Googs purses his lips, then takes a long pull from his Natural Light. "NASCAR drivers and people who die by suicide are the same," he says, "in that they've both developed the ability to stare down death. Suicidal people do it with previous, less serious self-injury. Drivers do it by driving. Suicidal people develop that ability because they want to use it; they feel so much a burden on others that they want to die. The drivers develop the same ability, but they do it for fun and of necessity. They develop it because they don't want to die."

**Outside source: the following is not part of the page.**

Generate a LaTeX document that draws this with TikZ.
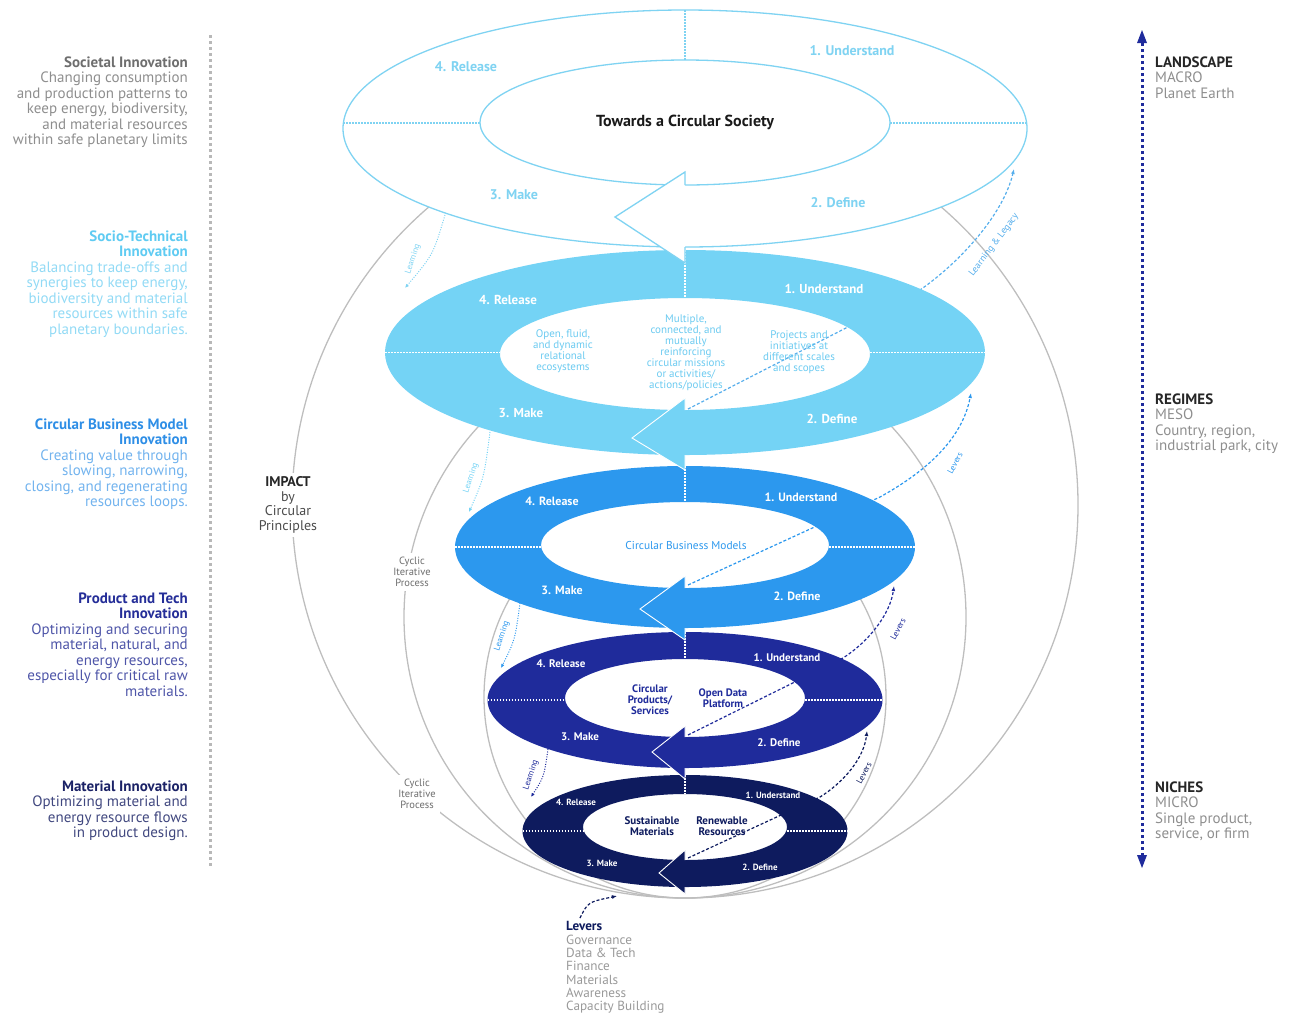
\documentclass[tikz,border=0pt]{standalone}
\usepackage{fontspec}
\setmainfont{PT Sans}
\usetikzlibrary{arrows.meta, positioning, calc}
\definecolor{ringA}{HTML}{7FD3F2}
\definecolor{ringB}{HTML}{74D3F5}
\definecolor{ringC}{HTML}{2C98EE}
\definecolor{ringD}{HTML}{1F2B9B}
\definecolor{ringE}{HTML}{0E1B5E}
\definecolor{holeB}{HTML}{6CCBF1}
\definecolor{lvrB}{HTML}{56AEEC}
\definecolor{arcgray}{HTML}{BEBEBE}
\definecolor{dotgray}{HTML}{B8B8B8}
\definecolor{headgray}{HTML}{6E6E6E}
\definecolor{bodygray}{HTML}{8E8E8E}
\definecolor{techhead}{HTML}{5FCBF2}
\definecolor{techbody}{HTML}{92DAF5}
\definecolor{cbmhead}{HTML}{2E8EE6}
\definecolor{cbmbody}{HTML}{72B3EE}
\definecolor{prodhead}{HTML}{252E98}
\definecolor{prodbody}{HTML}{4E55A8}
\definecolor{mathead}{HTML}{1B2266}
\definecolor{matbody}{HTML}{41487F}
\definecolor{axisnavy}{HTML}{1F2B9C}
\newcommand{\fsz}[2]{\fontsize{#1}{#2}\selectfont}

\begin{document}
\begin{tikzpicture}[x=1pt, y=-1pt,
    arcline/.style={arcgray, line width=1.3pt},
    gaplbl/.style={fill=white, inner sep=4pt, align=center, text=headgray, font=\fsz{10.5}{11}},
    sidetxt/.style={inner sep=0pt, align=right, anchor=north east, font=\fsz{15}{15.5}},
    scaletxt/.style={inner sep=0pt, align=left, anchor=north west, font=\fsz{15}{15.5}, text=bodygray},
    ringlbl/.style={font=\bfseries\fsz{#1}{#1}, text=white, inner sep=0pt},
    holelbl/.style={align=center, inner sep=0pt},
    sepline/.style={white, line width=1.5pt, dash pattern=on 1.5pt off 1.5pt},
    lrnarrow/.style={line width=1pt, dash pattern=on 1pt off 1.5pt, -{Latex[length=4pt, width=3.5pt]}},
    lvrarrow/.style={line width=1.2pt, dash pattern=on 3pt off 2pt, -{Latex[length=5pt, width=4pt]}},
    tinylbl/.style={font=\fsz{8.5}{8.5}, inner sep=0pt}]
  \useasboundingbox (0,0) rectangle (1289,1013);

  % nested grey circles, all touching at the bottom
  \draw[arcline] (685,505) circle [radius=393];
  \draw[arcline] (685,617) circle [radius=281];
  \draw[arcline] (685,697) circle [radius=201];
  \node[gaplbl, font=\fsz{14}{14.7}, text=black!70] (impact) at (288,505)
    {\textbf{\color{black!85}IMPACT}\\by\\Circular\\Principles};
  \node[gaplbl] (cycup) at (412,572) {Cyclic\\Iterative\\Process};
  \node[gaplbl] (cyclow) at (417,794) {Cyclic\\Iterative\\Process};

  % clear the top ellipse and the holes
  \fill[white] (685,128.5) ellipse [x radius=342, y radius=118.5];
  \foreach \ci/\ai/\bi in {354/185/56, 545/144/43, 698/120/39, 827/102/33}
    \fill[white] (685,\ci) ellipse [x radius=\ai, y radius=\bi];

  % levers: from each notch out to the level above
  \coordinate (nB) at (688,409); \coordinate (xB) at (920,290); \coordinate (tA) at (1014,169);
  \coordinate (nC) at (688,585); \coordinate (xC) at (880,497); \coordinate (tB) at (971,393);
  \coordinate (nD) at (688,735); \coordinate (xD) at (843,658); \coordinate (tC) at (894,586);
  \coordinate (nE) at (688,858); \coordinate (xE) at (820,797); \coordinate (tD) at (867,731);
  \draw[lvrarrow, lvrB] (nB) -- (xB) .. controls (960,262) and (1003,215) .. (tA);
  \draw[lvrarrow, ringC] (nC) -- (xC) .. controls (925,472) and (962,440) .. (tB);
  \draw[lvrarrow, ringD] (nD) -- (xD) .. controls (868,642) and (890,615) .. (tC);
  \draw[lvrarrow, ringE] (nE) -- (xE) .. controls (844,782) and (864,758) .. (tD);
  \node[tinylbl, font=\fsz{9.5}{9.5}, text=lvrB, rotate=53] (legacy) at (994,245) {Learning \& Legacy};
  \node[tinylbl, text=ringC, rotate=62] (lvC) at (955,463) {Levers};
  \node[tinylbl, text=ringD, rotate=62] (lvD) at (898,629) {Levers};
  \node[tinylbl, text=ringE, rotate=62] (lvE) at (864,773) {Levers};

  % learning: from each level down to the next
  \coordinate (lA0) at (445,215); \coordinate (lA1) at (405,288);
  \coordinate (lB0) at (490,432); \coordinate (lB1) at (469,512);
  \coordinate (lC0) at (520,603); \coordinate (lC1) at (501,668);
  \coordinate (lD0) at (548,749); \coordinate (lD1) at (531,797);
  \draw[lrnarrow, ringA] (lA0) .. controls (433,255) .. (lA1);
  \draw[lrnarrow, ringB] (lB0) .. controls (484,478) .. (lB1);
  \draw[lrnarrow, ringC] (lC0) .. controls (515,640) .. (lC1);
  \draw[lrnarrow, ringD] (lD0) .. controls (544,777) .. (lD1);
  \node[tinylbl, text=ringA, rotate=72] (lrnA) at (413,259) {Learning};
  \node[tinylbl, text=ringB, rotate=72] (lrnB) at (471,478) {Learning};
  \node[tinylbl, text=ringC, rotate=72] (lrnC) at (502,636) {Learning};
  \node[tinylbl, text=ringD, rotate=72] (lrnD) at (531,775) {Learning};

  % societal level, outline only
  \draw[ringA, line width=1.3pt] (685,128.5) ellipse [x radius=342, y radius=118.5];
  \draw[ringA, line width=1.3pt] (685,122.5) ellipse [x radius=205, y radius=62.5];
  \draw[ringA, line width=1.2pt, dash pattern=on 1.5pt off 1.5pt]
    (685,10) -- (685,60) (343,123) -- (480,123) (890,123) -- (1027,123);

  % filled rings
  \foreach \col/\co/\ao/\bo/\ci/\ai/\bi in {ringB/352.5/300/102.5/354/185/56,
      ringC/547/230/81/545/144/43, ringD/700/197.5/68/698/120/39, ringE/831/162.5/56/827/102/33}{
    \fill[\col, even odd rule] (685,\co) ellipse [x radius=\ao, y radius=\bo]
      (685,\ci) ellipse [x radius=\ai, y radius=\bi];
    \draw[sepline] (685,\co-\bo) -- (685,\ci-\bi);
    \draw[sepline] (685-\ao,\co) -- (685-\ai,\co) (685+\ai,\co) -- (685+\ao,\co);
  }

  % arrow heads
  \fill[white] (685,172) -- (615,217) -- (685,263) -- cycle;
  \draw[ringA, line width=1.3pt, line join=miter] (685,185) -- (685,172) -- (615,217) -- (685,263) -- (685,247);
  \foreach \col/\ib/\ob/\ht/\hb/\tx/\ty in {ringB/410/455/398/470/632/438,
      ringC/588/628/576/640/640/609, ringD/737/768/726/779/652/752, ringE/860/887/850/894/659/873}{
    \fill[\col] (685,\ht) -- (\tx,\ty) -- (685,\hb) -- cycle;
    \draw[white, line width=0.9pt] (685,\ib) -- (685,\ht) -- (\tx,\ty) -- (685,\hb) -- (685,\ob);
  }

  % ring labels
  \node[ringlbl=14, text=ringA] (relA) at (466,67) {4. Release};
  \node[ringlbl=14, text=ringA] (undA) at (852,51) {1. Understand};
  \node[ringlbl=14, text=ringA] (mkA) at (514,195) {3. Make};
  \node[ringlbl=14, text=ringA] (defA) at (838,203) {2. Define};
  \node[ringlbl=13] (relB) at (508,300) {4. Release};
  \node[ringlbl=13] (undB) at (824,289) {1. Understand};
  \node[ringlbl=13] (mkB) at (521,413) {3. Make};
  \node[ringlbl=13] (defB) at (832,419) {2. Define};
  \node[ringlbl=12] (relC) at (552,501) {4. Release};
  \node[ringlbl=12] (undC) at (801,497) {1. Understand};
  \node[ringlbl=12] (mkC) at (562,590) {3. Make};
  \node[ringlbl=12] (defC) at (797,596) {2. Define};
  \node[ringlbl=11] (relD) at (561,664) {4. Release};
  \node[ringlbl=11] (undD) at (787,658) {1. Understand};
  \node[ringlbl=11] (mkD) at (580,737) {3. Make};
  \node[ringlbl=11] (defD) at (779,743) {2. Define};
  \node[ringlbl=9] (relE) at (576,802) {4. Release};
  \node[ringlbl=9] (undE) at (773,795) {1. Understand};
  \node[ringlbl=9] (mkE) at (602,863) {3. Make};
  \node[ringlbl=9] (defE) at (760,867) {2. Define};

  % texts in the holes
  \node[holelbl, font=\bfseries\fsz{16}{16}, text=black!90] (society) at (685,122) {Towards a Circular Society};
  \node[holelbl, font=\fsz{11}{11}, text=holeB] (ecosys) at (563,351.5)
    {Open, fluid,\\and dynamic\\relational\\ecosystems};
  \node[holelbl, font=\fsz{11}{11}, text=holeB] (missions) at (686,353)
    {Multiple,\\connected, and\\mutually\\reinforcing\\circular missions\\or activities/\\actions/policies};
  \node[holelbl, font=\fsz{11}{11}, text=holeB] (projects) at (799,352.5)
    {Projects and\\initiatives at\\different scales\\and scopes};
  \node[holelbl, font=\fsz{11.4}{12}, text=ringC] (cbm) at (686,545) {Circular Business Models};
  \node[holelbl, font=\bfseries\fsz{10.8}{11}, text=ringD] (products) at (650,700) {Circular\\Products/\\Services};
  \node[holelbl, font=\bfseries\fsz{10.8}{11}, text=ringD] (opendata) at (723,698) {Open Data\\Platform};
  \node[holelbl, font=\bfseries\fsz{11}{11}, text=ringE] (sustain) at (652,826) {Sustainable\\Materials};
  \node[holelbl, font=\bfseries\fsz{11}{11}, text=ringE] (renew) at (722,826) {Renewable\\Resources};

  % left column
  \draw[dotgray, line width=3pt, dash pattern=on 3pt off 3pt] (210,35) -- (210,868);
  \node[sidetxt, text=bodygray] (societal) at (188,56.5)
    {\textcolor{headgray}{\textbf{Societal Innovation}}\\Changing consumption\\and production patterns to\\keep energy, biodiversity,\\and material resources\\within safe planetary limits};
  \node[sidetxt, text=techbody] (sociotech) at (188,230.5)
    {\textcolor{techhead}{\textbf{Socio-Technical}}\\\textcolor{techhead}{\textbf{Innovation}}\\Balancing trade-offs and\\synergies to keep energy,\\biodiversity and material\\resources within safe\\planetary boundaries.};
  \node[sidetxt, text=cbmbody] (cbminno) at (188,418.5)
    {\textcolor{cbmhead}{\textbf{Circular Business Model}}\\\textcolor{cbmhead}{\textbf{Innovation}}\\Creating value through\\slowing, narrowing,\\closing, and regenerating\\resources loops.};
  \node[sidetxt, text=prodbody] (prodinno) at (188,592.5)
    {\textcolor{prodhead}{\textbf{Product and Tech}}\\\textcolor{prodhead}{\textbf{Innovation}}\\Optimizing and securing\\material, natural, and\\energy resources,\\especially for critical raw\\materials.};
  \node[sidetxt, text=matbody] (matinno) at (188,780.5)
    {\textcolor{mathead}{\textbf{Material Innovation}}\\Optimizing material and\\energy resource flows\\in product design.};

  % right scale
  \coordinate (axT) at (1142,42); \coordinate (axB) at (1142,856);
  \draw[axisnavy, line width=3pt, dash pattern=on 3pt off 3pt] (axB) -- (axT);
  \fill[axisnavy] (1142,30) -- (1137,43) -- (1147,43) -- cycle;
  \fill[axisnavy] (1142,868) -- (1137,855) -- (1147,855) -- cycle;
  \node[scaletxt] (landscape) at (1155,56.5)
    {\textcolor{black!85}{\textbf{LANDSCAPE}}\\MACRO\\Planet Earth};
  \node[scaletxt] (regimes) at (1155,393.5)
    {\textcolor{black!85}{\textbf{REGIMES}}\\MESO\\Country, region,\\industrial park, city};
  \node[scaletxt] (niches) at (1155,781.5)
    {\textcolor{black!85}{\textbf{NICHES}}\\MICRO\\Single product,\\service, or firm};

  % levers list
  \coordinate (lv0) at (580,918); \coordinate (lv1) at (617,896);
  \draw[lvrarrow, ringE] (lv0) .. controls (588,902) .. (lv1);
  \node[scaletxt, font=\fsz{13.2}{13.3}, text=black!40] (levers) at (566,921.5)
    {\textcolor{ringE}{\textbf{Levers}}\\Governance\\Data \& Tech\\Finance\\Materials\\Awareness\\Capacity Building};
\end{tikzpicture}
\end{document}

On an official NASCAR channel I hear that none of the drivers is hurt.
After a 42-minute delay the green flag comes out. Soon Gordon's in front again. On lap 182 Waltrip and Harvick draft their way past Gordon, who's hung out to dry and seems in danger of falling back into the pack. I dial up his channel. His crew chief says there's plenty of time. Gordon marvels at how good his car is. The next time it goes past me it's a fucking bullet.
On turn three Gordon ducks low around Harvick and immediately swerves high toward the wall and around Waltrip.
He'll lead the rest of the way, a victory sealed on lap 186 when, coming out of turn two, a Less Big One KOs Gordon's most serious challengers, including Johnson, Harvick and Dale Jr., who seems to have caused it. After the race I listen on my headset as he calls Johnson an idiot and blames him for both big crashes.
An eventful race but nothing compared with one in 1973, when racing legend Bobby Isaac swung his car into the pits while leading the race and, with tears in his eyes, told his crew chief to find another driver. A quiet and apparently sane man, Isaac claimed he'd I heard voices. "Get out of the car," the I voices said. Isaac obeyed. He never said the voices were from the Indian burial ground, but he was part Native American, and when he wouldn't talk about it, others did. He never returned to Talladega.
Unlike us. By the time I take back the scanner my pals are getting ready to queue up on Talladega Boulevard, eating Boudreaux's chili and waiting for the track to cool down so we can leave. But they're already talking about coming back in October, when with any luck some other new fans will assume the roles of the stupidest people here.